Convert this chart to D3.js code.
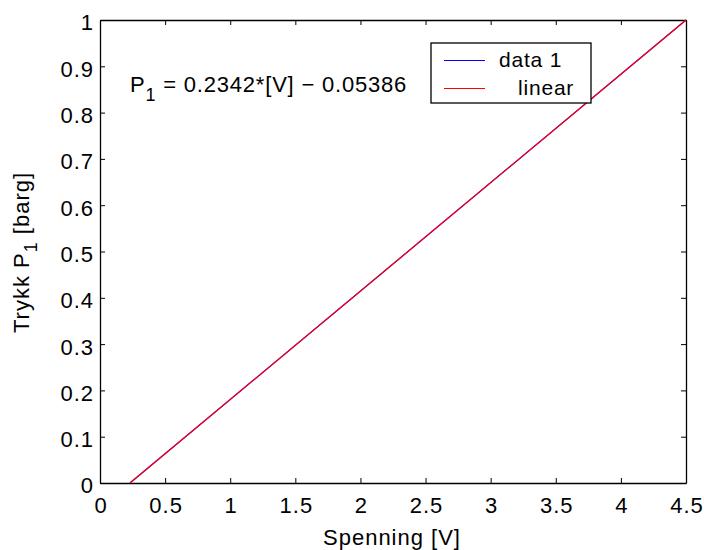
<!DOCTYPE html>
<html>
<head>
<meta charset="utf-8">
<script src="https://cdn.jsdelivr.net/npm/d3@7"></script>
<style>
  body { margin: 0; background: #fff; }
  text { font-family: "Liberation Sans", Arial, sans-serif; fill: #000; }
</style>
</head>
<body>
<div id="chart"></div>
<script>
// measured data (Spenning [V] vs Trykk P1 [barg])
const dataV = [0.23, 4.5]
const dataP = [0.0, 1.0]
// linear fit line
const fitV = [0.23, 4.5]
const fitP = [0.0, 1.0]
const xTicks = [0, 0.5, 1, 1.5, 2, 2.5, 3, 3.5, 4, 4.5]
const yTicks = [0, 0.1, 0.2, 0.3, 0.4, 0.5, 0.6, 0.7, 0.8, 0.9, 1]
const legendNames = ['data 1', 'linear']
const legendColors = ['#0000ff', '#ff0000']

const width = 704, height = 550
const margin = {top: 20, right: 18, bottom: 67, left: 100}
const w = width - margin.left - margin.right,
  h = height - margin.top - margin.bottom

const svg = d3.select('#chart').append('svg')
  .attr('width', width)
  .attr('height', height)
const g = svg.append('g')
  .attr('transform', `translate(${margin.left}, ${margin.top})`)

const x = d3.scaleLinear().domain([0, 4.5]).range([0, w])
const y = d3.scaleLinear().domain([0, 1]).range([h, 0])

const fmt = d => d3.format('')(d)
const fontStyle = (sel, size = 22, ls = 1) => sel
  .style('font-size', size + 'px')
  .style('letter-spacing', ls + 'px')
  .style('font-family', '"Liberation Sans", Arial, sans-serif')

// axes, MATLAB box style with inward ticks
const xa = g.append('g').attr('transform', `translate(0, ${h})`)
  .call(d3.axisBottom(x).tickValues(xTicks).tickSizeInner(-5).tickSizeOuter(0).tickPadding(14).tickFormat(fmt))
g.append('g').call(d3.axisTop(x).tickValues(xTicks).tickSizeInner(-5).tickSizeOuter(0).tickFormat(''))
const ya = g.append('g').call(d3.axisLeft(y).tickValues(yTicks).tickSizeInner(-5).tickSizeOuter(0).tickPadding(6).tickFormat(fmt))
g.append('g').attr('transform', `translate(${w}, 0)`)
  .call(d3.axisRight(y).tickValues(yTicks).tickSizeInner(-5).tickSizeOuter(0).tickFormat(''))
g.selectAll('.domain').attr('stroke', '#000').attr('stroke-width', 1.3)
g.selectAll('.tick line').attr('stroke', '#000').attr('stroke-width', 1)
g.selectAll('.tick text').attr('fill', '#000').call(fontStyle)
xa.selectAll('.tick text').attr('dx', '0.5px')
ya.selectAll('.tick text').attr('dy', '0.45em')

const line = d3.line().x(d => x(d[0])).y(d => y(d[1]))
g.append('path')
  .datum(d3.zip(dataV, dataP))
  .attr('d', line)
  .attr('fill', 'none')
  .attr('stroke', legendColors[0])
  .attr('stroke-width', 1.2)
g.append('path')
  .datum(d3.zip(fitV, fitP))
  .attr('d', line)
  .attr('fill', 'none')
  .attr('stroke', legendColors[1])
  .attr('stroke-width', 1.2)

// equation annotation
const eq = svg.append('text')
  .attr('x', 130)
  .attr('y', 92)
  .style('font-size', '22px')
  .style('letter-spacing', '0.8px')
eq.append('tspan').text('P')
eq.append('tspan').attr('dy', 9).style('font-size', '18px').text('1')
eq.append('tspan').attr('dy', -9).text(' = 0.2342*[V] \u2212 0.05386')

// legend
const lg = svg.append('g').attr('transform', 'translate(431, 43)')
lg.append('rect')
  .attr('width', 160).attr('height', 60)
  .attr('fill', '#fff').attr('stroke', '#000').attr('stroke-width', 1.3)
legendNames.forEach((name, i) => {
  const yy = 17 + i * 28
  lg.append('line')
    .attr('x1', 13).attr('x2', 54)
    .attr('y1', yy + 0.5).attr('y2', yy + 0.5)
    .attr('stroke', legendColors[i]).attr('stroke-width', 1.2)
  lg.append('text')
    .attr('x', i === 0 ? 68 : 87)
    .attr('y', yy + 7)
    .call(fontStyle, 21, 0.8)
    .text(name)
})

// axis labels
svg.append('text')
  .attr('x', margin.left + w / 2 - 1)
  .attr('y', 545)
  .attr('text-anchor', 'middle')
  .call(fontStyle)
  .text('Spenning [V]')
const yl = svg.append('text')
  .attr('transform', `translate(29, ${margin.top + h / 2 + 1}) rotate(-90)`)
  .attr('text-anchor', 'middle')
  .call(fontStyle)
yl.append('tspan').text('Trykk P')
yl.append('tspan').attr('dy', 8).style('font-size', '18px').text('1')
yl.append('tspan').attr('dy', -8).text(' [barg]')
</script>
</body>
</html>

________________________________________

◆ Given instruction
Print out the whole of the material word for word, without pictures.

◆ Task output
Convert this chart to D3.js code.
<!DOCTYPE html>
<html>
<head>
<meta charset="utf-8">
<script src="https://cdn.jsdelivr.net/npm/d3@7"></script>
<style>
  body { margin: 0; background: #fff; }
  text { font-family: "Liberation Sans", Arial, sans-serif; fill: #000; }
</style>
</head>
<body>
<div id="chart"></div>
<script>
// measured data (Spenning [V] vs Trykk P1 [barg])
const dataV = [0.23, 4.5]
const dataP = [0.0, 1.0]
// linear fit line
const fitV = [0.23, 4.5]
const fitP = [0.0, 1.0]
const xTicks = [0, 0.5, 1, 1.5, 2, 2.5, 3, 3.5, 4, 4.5]
const yTicks = [0, 0.1, 0.2, 0.3, 0.4, 0.5, 0.6, 0.7, 0.8, 0.9, 1]
const legendNames = ['data 1', 'linear']
const legendColors = ['#0000ff', '#ff0000']

const width = 704, height = 550
const margin = {top: 20, right: 18, bottom: 67, left: 100}
const w = width - margin.left - margin.right,
  h = height - margin.top - margin.bottom

const svg = d3.select('#chart').append('svg')
  .attr('width', width)
  .attr('height', height)
const g = svg.append('g')
  .attr('transform', `translate(${margin.left}, ${margin.top})`)

const x = d3.scaleLinear().domain([0, 4.5]).range([0, w])
const y = d3.scaleLinear().domain([0, 1]).range([h, 0])

const fmt = d => d3.format('')(d)
const fontStyle = (sel, size = 22, ls = 1) => sel
  .style('font-size', size + 'px')
  .style('letter-spacing', ls + 'px')
  .style('font-family', '"Liberation Sans", Arial, sans-serif')

// axes, MATLAB box style with inward ticks
const xa = g.append('g').attr('transform', `translate(0, ${h})`)
  .call(d3.axisBottom(x).tickValues(xTicks).tickSizeInner(-5).tickSizeOuter(0).tickPadding(14).tickFormat(fmt))
g.append('g').call(d3.axisTop(x).tickValues(xTicks).tickSizeInner(-5).tickSizeOuter(0).tickFormat(''))
const ya = g.append('g').call(d3.axisLeft(y).tickValues(yTicks).tickSizeInner(-5).tickSizeOuter(0).tickPadding(6).tickFormat(fmt))
g.append('g').attr('transform', `translate(${w}, 0)`)
  .call(d3.axisRight(y).tickValues(yTicks).tickSizeInner(-5).tickSizeOuter(0).tickFormat(''))
g.selectAll('.domain').attr('stroke', '#000').attr('stroke-width', 1.3)
g.selectAll('.tick line').attr('stroke', '#000').attr('stroke-width', 1)
g.selectAll('.tick text').attr('fill', '#000').call(fontStyle)
xa.selectAll('.tick text').attr('dx', '0.5px')
ya.selectAll('.tick text').attr('dy', '0.45em')

const line = d3.line().x(d => x(d[0])).y(d => y(d[1]))
g.append('path')
  .datum(d3.zip(dataV, dataP))
  .attr('d', line)
  .attr('fill', 'none')
  .attr('stroke', legendColors[0])
  .attr('stroke-width', 1.2)
g.append('path')
  .datum(d3.zip(fitV, fitP))
  .attr('d', line)
  .attr('fill', 'none')
  .attr('stroke', legendColors[1])
  .attr('stroke-width', 1.2)

// equation annotation
const eq = svg.append('text')
  .attr('x', 130)
  .attr('y', 92)
  .style('font-size', '22px')
  .style('letter-spacing', '0.8px')
eq.append('tspan').text('P')
eq.append('tspan').attr('dy', 9).style('font-size', '18px').text('1')
eq.append('tspan').attr('dy', -9).text(' = 0.2342*[V] \u2212 0.05386')

// legend
const lg = svg.append('g').attr('transform', 'translate(431, 43)')
lg.append('rect')
  .attr('width', 160).attr('height', 60)
  .attr('fill', '#fff').attr('stroke', '#000').attr('stroke-width', 1.3)
legendNames.forEach((name, i) => {
  const yy = 17 + i * 28
  lg.append('line')
    .attr('x1', 13).attr('x2', 54)
    .attr('y1', yy + 0.5).attr('y2', yy + 0.5)
    .attr('stroke', legendColors[i]).attr('stroke-width', 1.2)
  lg.append('text')
    .attr('x', i === 0 ? 68 : 87)
    .attr('y', yy + 7)
    .call(fontStyle, 21, 0.8)
    .text(name)
})

// axis labels
svg.append('text')
  .attr('x', margin.left + w / 2 - 1)
  .attr('y', 545)
  .attr('text-anchor', 'middle')
  .call(fontStyle)
  .text('Spenning [V]')
const yl = svg.append('text')
  .attr('transform', `translate(29, ${margin.top + h / 2 + 1}) rotate(-90)`)
  .attr('text-anchor', 'middle')
  .call(fontStyle)
yl.append('tspan').text('Trykk P')
yl.append('tspan').attr('dy', 8).style('font-size', '18px').text('1')
yl.append('tspan').attr('dy', -8).text(' [barg]')
</script>
</body>
</html>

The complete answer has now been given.